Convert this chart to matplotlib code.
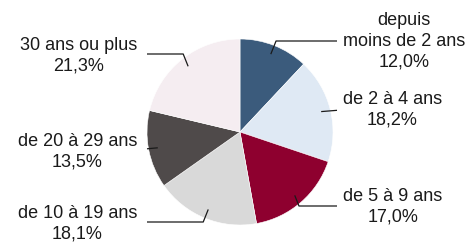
import numpy as np
import matplotlib.pyplot as plt

# Données
labels = ["depuis\nmoins de 2 ans", "de 2 à 4 ans", "de 5 à 9 ans",
          "de 10 à 19 ans", "de 20 à 29 ans", "30 ans ou plus"]
values = [12.0, 18.2, 17.0, 18.1, 13.5, 21.3]
colors = ["#3b5b7c", "#dfe9f4", "#8e002f", "#d9d9d9", "#4f4a4a", "#f5edf1"]

plt.rcParams['font.family'] = ['Liberation Sans', 'DejaVu Sans']

W, H = 472, 242
fig = plt.figure(figsize=(W / 100, H / 100), dpi=100)
ax = fig.add_axes([0, 0, 1, 1])

cx, cy, R = 240, H - 132, 93
wedges, _ = ax.pie(values, colors=colors, startangle=90, counterclock=False,
                   center=(cx, cy), radius=R, frame=True,
                   wedgeprops=dict(edgecolor='white', linewidth=0.4))
ax.set_xlim(0, W)
ax.set_ylim(0, H)
ax.set_aspect('equal')
ax.axis('off')

# position des étiquettes (y du texte, y du coude, côté)
label_y = [H - 41, H - 110, H - 207, H - 224, H - 152, H - 56]
elbow_y = [H - 41, None, H - 206, H - 222, None, H - 54]
side = ['right', 'right', 'right', 'left', 'left', 'left']

for w, lab, v, ly, ey, s in zip(wedges, labels, values, label_y, elbow_y, side):
    ang = np.deg2rad((w.theta1 + w.theta2) / 2)
    x0 = cx + 0.9 * R * np.cos(ang)
    y0 = cy + 0.9 * R * np.sin(ang)
    sgn = 1 if s == 'right' else -1
    if s == 'right':
        xend, tx, ha = 337, 343, 'left'
    else:
        xend, tx, ha = 147, 137, 'right'
    if ey is None:
        xs = [x0, xend]
        ys = [y0, y0 + (ly - y0) * 0.8 if s == 'right' else y0 - 1]
    else:
        xe = x0 + abs(ey - y0) * 0.4 * sgn
        xs = [x0, xe, xend]
        ys = [y0, ey, ey]
    ax.plot(xs, ys, color='#1a1a1a', lw=0.9, solid_capstyle='butt')
    txt = lab + "\n" + f"{v:.1f}".replace('.', ',') + "%"
    ax.text(tx, ly, txt, ha=ha, va='center', multialignment='center',
            fontsize=13, color='#1a1a1a', linespacing=1.3)

fig.savefig("out.png", dpi=100)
+---+
(Given request) Give again, exactly, the lines from the start of the data through the one holding "side = ['right', 'right', 'right', 'left', 'left', 'left']"; omit the pictures.

(Exercise result)
Convert this chart to matplotlib code.
import numpy as np
import matplotlib.pyplot as plt

# Données
labels = ["depuis\nmoins de 2 ans", "de 2 à 4 ans", "de 5 à 9 ans",
          "de 10 à 19 ans", "de 20 à 29 ans", "30 ans ou plus"]
values = [12.0, 18.2, 17.0, 18.1, 13.5, 21.3]
colors = ["#3b5b7c", "#dfe9f4", "#8e002f", "#d9d9d9", "#4f4a4a", "#f5edf1"]

plt.rcParams['font.family'] = ['Liberation Sans', 'DejaVu Sans']

W, H = 472, 242
fig = plt.figure(figsize=(W / 100, H / 100), dpi=100)
ax = fig.add_axes([0, 0, 1, 1])

cx, cy, R = 240, H - 132, 93
wedges, _ = ax.pie(values, colors=colors, startangle=90, counterclock=False,
                   center=(cx, cy), radius=R, frame=True,
                   wedgeprops=dict(edgecolor='white', linewidth=0.4))
ax.set_xlim(0, W)
ax.set_ylim(0, H)
ax.set_aspect('equal')
ax.axis('off')

# position des étiquettes (y du texte, y du coude, côté)
label_y = [H - 41, H - 110, H - 207, H - 224, H - 152, H - 56]
elbow_y = [H - 41, None, H - 206, H - 222, None, H - 54]
side = ['right', 'right', 'right', 'left', 'left', 'left']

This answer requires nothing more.